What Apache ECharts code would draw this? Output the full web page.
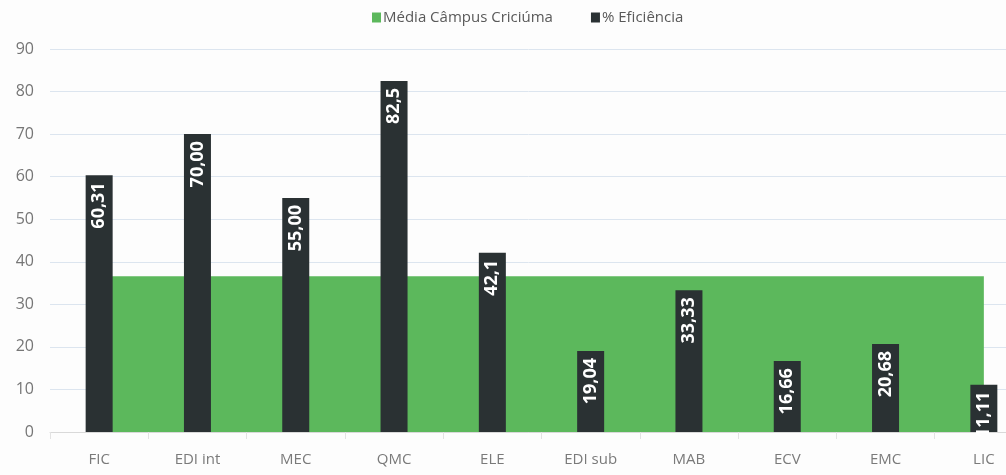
<!DOCTYPE html>
<html>
<head>
<meta charset="utf-8">
<script src="https://cdn.jsdelivr.net/npm/echarts@6/dist/echarts.min.js"></script>
<style>
  html, body { margin: 0; padding: 0; background: #fdfdfd; }
  #chart { width: 1006px; height: 475px; }
</style>
</head>
<body>
<div id="chart"></div>
<script>
// categorias (cursos)
const cursos = ['FIC', 'EDI int', 'MEC', 'QMC', 'ELE', 'EDI sub', 'MAB', 'ECV', 'EMC', 'LIC']
// % eficiência por curso
const eficiencia = [60.31, 70.00, 55.00, 82.5, 42.1, 19.04, 33.33, 16.66, 20.68, 11.11]
// rótulos como aparecem no gráfico
const rotulos = ['60,31', '70,00', '55,00', '82,5', '42,1', '19,04', '33,33', '16,66', '20,68', '11,11']
// média do câmpus (mesmo valor em todos os cursos)
const mediaCampus = [36.6, 36.6, 36.6, 36.6, 36.6, 36.6, 36.6, 36.6, 36.6, 36.6]
// eixo Y
const yMin = 0
const yMax = 90
const yStep = 10

const chart = echarts.init(document.getElementById('chart'))

const option = {
  animation: false,
  textStyle: { fontFamily: '"Open Sans", sans-serif' },
  legend: {
    left: 367,
    top: 5,
    itemWidth: 9,
    itemHeight: 10,
    itemGap: 38,
    textStyle: { color: '#595959', fontSize: 15, padding: [0, 0, 0, -3] },
    data: [
      { name: 'Média Câmpus Criciúma', icon: 'rect' },
      { name: '% Eficiência', icon: 'rect' }
    ]
  },
  // a área do gráfico passa da borda direita (corte da imagem original)
  grid: { left: 50, top: 49, width: 983, height: 383, outerBoundsMode: 'none', containLabel: false },
  xAxis: {
    type: 'category',
    data: cursos,
    boundaryGap: true,
    axisLine: { lineStyle: { color: '#d9d9d9' } },
    axisTick: { show: true, length: 7, lineStyle: { color: '#e3e3e3' } },
    axisLabel: { color: '#7a7a7a', fontSize: 15, margin: 20 }
  },
  yAxis: {
    type: 'value',
    min: yMin,
    max: yMax,
    interval: yStep,
    axisLine: { show: false },
    axisTick: { show: false },
    axisLabel: { color: '#767676', fontSize: 16, margin: 16 },
    splitLine: { lineStyle: { color: '#dce5ef', width: 1 } }
  },
  series: [
    {
      name: 'Média Câmpus Criciúma',
      type: 'line',
      data: mediaCampus,
      symbol: 'none',
      color: '#5cb85c',
      lineStyle: { width: 0 },
      areaStyle: { color: '#5cb85c', opacity: 1 },
      z: 1
    },
    {
      name: '% Eficiência',
      type: 'bar',
      data: eficiencia,
      barWidth: 27,
      color: '#2a3133',
      itemStyle: { color: '#2a3133' },
      z: 3,
      label: {
        show: true,
        position: 'insideTop',
        rotate: 90,
        align: 'right',
        verticalAlign: 'middle',
        distance: 7,
        color: '#ffffff',
        fontWeight: 'bold',
        fontSize: 18,
        formatter: p => rotulos[p.dataIndex]
      }
    }
  ]
}

chart.setOption(option)
</script>
</body>
</html>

——

TASK DETAILS: Starting at the top of the listing above, please restate word for word each line up to and including the one that holds "const chart = echarts.init(document.getElementById('chart'))", omitting every image.

FULL ANSWER:
What Apache ECharts code would draw this? Output the full web page.
<!DOCTYPE html>
<html>
<head>
<meta charset="utf-8">
<script src="https://cdn.jsdelivr.net/npm/echarts@6/dist/echarts.min.js"></script>
<style>
  html, body { margin: 0; padding: 0; background: #fdfdfd; }
  #chart { width: 1006px; height: 475px; }
</style>
</head>
<body>
<div id="chart"></div>
<script>
// categorias (cursos)
const cursos = ['FIC', 'EDI int', 'MEC', 'QMC', 'ELE', 'EDI sub', 'MAB', 'ECV', 'EMC', 'LIC']
// % eficiência por curso
const eficiencia = [60.31, 70.00, 55.00, 82.5, 42.1, 19.04, 33.33, 16.66, 20.68, 11.11]
// rótulos como aparecem no gráfico
const rotulos = ['60,31', '70,00', '55,00', '82,5', '42,1', '19,04', '33,33', '16,66', '20,68', '11,11']
// média do câmpus (mesmo valor em todos os cursos)
const mediaCampus = [36.6, 36.6, 36.6, 36.6, 36.6, 36.6, 36.6, 36.6, 36.6, 36.6]
// eixo Y
const yMin = 0
const yMax = 90
const yStep = 10

const chart = echarts.init(document.getElementById('chart'))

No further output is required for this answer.